Set down all of the data that follows word for word, without the images.

#### Provided data
================================
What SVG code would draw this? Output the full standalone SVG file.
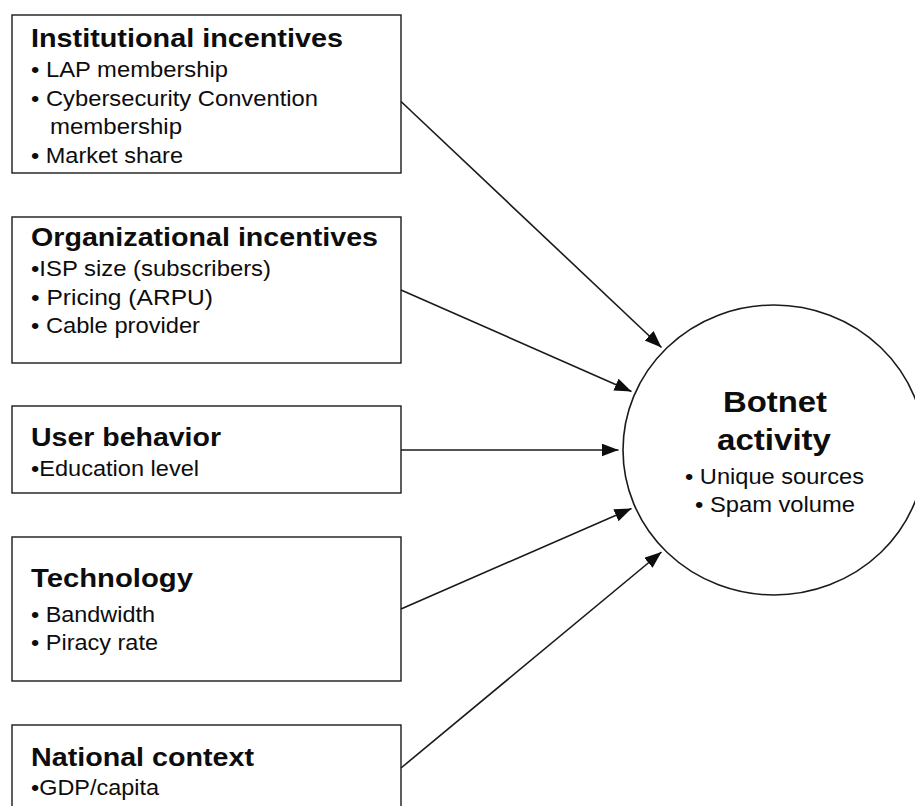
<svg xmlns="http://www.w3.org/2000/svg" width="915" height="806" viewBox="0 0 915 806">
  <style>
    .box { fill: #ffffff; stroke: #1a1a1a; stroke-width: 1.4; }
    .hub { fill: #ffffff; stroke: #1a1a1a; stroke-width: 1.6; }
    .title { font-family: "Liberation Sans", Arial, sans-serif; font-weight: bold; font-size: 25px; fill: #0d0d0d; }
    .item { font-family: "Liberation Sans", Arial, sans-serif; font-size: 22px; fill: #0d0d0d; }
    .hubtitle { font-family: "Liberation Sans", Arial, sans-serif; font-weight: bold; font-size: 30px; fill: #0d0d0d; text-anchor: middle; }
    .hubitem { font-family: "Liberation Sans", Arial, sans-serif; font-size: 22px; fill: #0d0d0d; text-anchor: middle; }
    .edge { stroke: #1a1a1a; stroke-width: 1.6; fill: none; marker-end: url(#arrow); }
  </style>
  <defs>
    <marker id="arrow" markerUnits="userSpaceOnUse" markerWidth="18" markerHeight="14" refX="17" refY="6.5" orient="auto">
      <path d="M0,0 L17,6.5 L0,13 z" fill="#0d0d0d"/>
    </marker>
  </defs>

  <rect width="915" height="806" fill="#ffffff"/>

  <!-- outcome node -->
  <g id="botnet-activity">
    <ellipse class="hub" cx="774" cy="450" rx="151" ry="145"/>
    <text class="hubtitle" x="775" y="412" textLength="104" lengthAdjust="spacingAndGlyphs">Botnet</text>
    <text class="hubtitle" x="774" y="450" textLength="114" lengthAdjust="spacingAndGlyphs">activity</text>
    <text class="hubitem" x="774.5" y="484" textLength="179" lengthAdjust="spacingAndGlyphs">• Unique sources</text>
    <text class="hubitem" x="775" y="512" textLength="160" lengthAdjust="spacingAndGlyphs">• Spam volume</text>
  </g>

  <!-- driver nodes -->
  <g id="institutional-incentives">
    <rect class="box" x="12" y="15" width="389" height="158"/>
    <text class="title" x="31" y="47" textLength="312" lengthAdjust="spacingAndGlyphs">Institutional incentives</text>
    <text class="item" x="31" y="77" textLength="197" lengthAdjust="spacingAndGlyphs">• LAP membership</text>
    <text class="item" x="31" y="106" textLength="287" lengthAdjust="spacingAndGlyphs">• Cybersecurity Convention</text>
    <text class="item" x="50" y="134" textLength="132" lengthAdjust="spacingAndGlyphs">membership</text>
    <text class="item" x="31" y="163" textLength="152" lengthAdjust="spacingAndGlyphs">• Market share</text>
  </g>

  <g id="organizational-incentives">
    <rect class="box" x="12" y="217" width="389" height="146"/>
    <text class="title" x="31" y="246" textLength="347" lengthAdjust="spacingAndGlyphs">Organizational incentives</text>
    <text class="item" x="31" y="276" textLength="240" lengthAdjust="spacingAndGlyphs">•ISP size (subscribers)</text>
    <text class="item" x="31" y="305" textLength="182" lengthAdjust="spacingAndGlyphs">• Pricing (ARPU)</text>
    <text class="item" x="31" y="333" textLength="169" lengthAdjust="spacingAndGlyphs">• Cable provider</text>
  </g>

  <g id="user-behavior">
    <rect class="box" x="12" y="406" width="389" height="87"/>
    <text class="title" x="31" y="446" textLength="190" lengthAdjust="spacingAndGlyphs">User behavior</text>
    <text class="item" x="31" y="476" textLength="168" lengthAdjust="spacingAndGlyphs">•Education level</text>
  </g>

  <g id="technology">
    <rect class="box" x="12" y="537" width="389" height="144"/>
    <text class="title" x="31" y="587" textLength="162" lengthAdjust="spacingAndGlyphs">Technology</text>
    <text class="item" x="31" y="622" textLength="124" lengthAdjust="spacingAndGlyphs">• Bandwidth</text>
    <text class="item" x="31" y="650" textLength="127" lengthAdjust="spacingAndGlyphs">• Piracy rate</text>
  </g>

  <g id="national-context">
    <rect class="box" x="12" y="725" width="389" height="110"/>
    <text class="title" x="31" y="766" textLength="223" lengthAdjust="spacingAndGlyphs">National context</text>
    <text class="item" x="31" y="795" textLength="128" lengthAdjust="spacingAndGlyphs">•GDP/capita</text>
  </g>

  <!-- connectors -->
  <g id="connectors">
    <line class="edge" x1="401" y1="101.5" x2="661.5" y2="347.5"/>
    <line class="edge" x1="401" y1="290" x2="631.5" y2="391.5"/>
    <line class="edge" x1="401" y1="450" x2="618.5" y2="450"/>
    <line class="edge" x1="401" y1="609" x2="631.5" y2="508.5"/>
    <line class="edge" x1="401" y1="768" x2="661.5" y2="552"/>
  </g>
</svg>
================================
#### Correct output
What SVG code would draw this? Output the full standalone SVG file.
<svg xmlns="http://www.w3.org/2000/svg" width="915" height="806" viewBox="0 0 915 806">
  <style>
    .box { fill: #ffffff; stroke: #1a1a1a; stroke-width: 1.4; }
    .hub { fill: #ffffff; stroke: #1a1a1a; stroke-width: 1.6; }
    .title { font-family: "Liberation Sans", Arial, sans-serif; font-weight: bold; font-size: 25px; fill: #0d0d0d; }
    .item { font-family: "Liberation Sans", Arial, sans-serif; font-size: 22px; fill: #0d0d0d; }
    .hubtitle { font-family: "Liberation Sans", Arial, sans-serif; font-weight: bold; font-size: 30px; fill: #0d0d0d; text-anchor: middle; }
    .hubitem { font-family: "Liberation Sans", Arial, sans-serif; font-size: 22px; fill: #0d0d0d; text-anchor: middle; }
    .edge { stroke: #1a1a1a; stroke-width: 1.6; fill: none; marker-end: url(#arrow); }
  </style>
  <defs>
    <marker id="arrow" markerUnits="userSpaceOnUse" markerWidth="18" markerHeight="14" refX="17" refY="6.5" orient="auto">
      <path d="M0,0 L17,6.5 L0,13 z" fill="#0d0d0d"/>
    </marker>
  </defs>

  <rect width="915" height="806" fill="#ffffff"/>

  <!-- outcome node -->
  <g id="botnet-activity">
    <ellipse class="hub" cx="774" cy="450" rx="151" ry="145"/>
    <text class="hubtitle" x="775" y="412" textLength="104" lengthAdjust="spacingAndGlyphs">Botnet</text>
    <text class="hubtitle" x="774" y="450" textLength="114" lengthAdjust="spacingAndGlyphs">activity</text>
    <text class="hubitem" x="774.5" y="484" textLength="179" lengthAdjust="spacingAndGlyphs">• Unique sources</text>
    <text class="hubitem" x="775" y="512" textLength="160" lengthAdjust="spacingAndGlyphs">• Spam volume</text>
  </g>

  <!-- driver nodes -->
  <g id="institutional-incentives">
    <rect class="box" x="12" y="15" width="389" height="158"/>
    <text class="title" x="31" y="47" textLength="312" lengthAdjust="spacingAndGlyphs">Institutional incentives</text>
    <text class="item" x="31" y="77" textLength="197" lengthAdjust="spacingAndGlyphs">• LAP membership</text>
    <text class="item" x="31" y="106" textLength="287" lengthAdjust="spacingAndGlyphs">• Cybersecurity Convention</text>
    <text class="item" x="50" y="134" textLength="132" lengthAdjust="spacingAndGlyphs">membership</text>
    <text class="item" x="31" y="163" textLength="152" lengthAdjust="spacingAndGlyphs">• Market share</text>
  </g>

  <g id="organizational-incentives">
    <rect class="box" x="12" y="217" width="389" height="146"/>
    <text class="title" x="31" y="246" textLength="347" lengthAdjust="spacingAndGlyphs">Organizational incentives</text>
    <text class="item" x="31" y="276" textLength="240" lengthAdjust="spacingAndGlyphs">•ISP size (subscribers)</text>
    <text class="item" x="31" y="305" textLength="182" lengthAdjust="spacingAndGlyphs">• Pricing (ARPU)</text>
    <text class="item" x="31" y="333" textLength="169" lengthAdjust="spacingAndGlyphs">• Cable provider</text>
  </g>

  <g id="user-behavior">
    <rect class="box" x="12" y="406" width="389" height="87"/>
    <text class="title" x="31" y="446" textLength="190" lengthAdjust="spacingAndGlyphs">User behavior</text>
    <text class="item" x="31" y="476" textLength="168" lengthAdjust="spacingAndGlyphs">•Education level</text>
  </g>

  <g id="technology">
    <rect class="box" x="12" y="537" width="389" height="144"/>
    <text class="title" x="31" y="587" textLength="162" lengthAdjust="spacingAndGlyphs">Technology</text>
    <text class="item" x="31" y="622" textLength="124" lengthAdjust="spacingAndGlyphs">• Bandwidth</text>
    <text class="item" x="31" y="650" textLength="127" lengthAdjust="spacingAndGlyphs">• Piracy rate</text>
  </g>

  <g id="national-context">
    <rect class="box" x="12" y="725" width="389" height="110"/>
    <text class="title" x="31" y="766" textLength="223" lengthAdjust="spacingAndGlyphs">National context</text>
    <text class="item" x="31" y="795" textLength="128" lengthAdjust="spacingAndGlyphs">•GDP/capita</text>
  </g>

  <!-- connectors -->
  <g id="connectors">
    <line class="edge" x1="401" y1="101.5" x2="661.5" y2="347.5"/>
    <line class="edge" x1="401" y1="290" x2="631.5" y2="391.5"/>
    <line class="edge" x1="401" y1="450" x2="618.5" y2="450"/>
    <line class="edge" x1="401" y1="609" x2="631.5" y2="508.5"/>
    <line class="edge" x1="401" y1="768" x2="661.5" y2="552"/>
  </g>
</svg>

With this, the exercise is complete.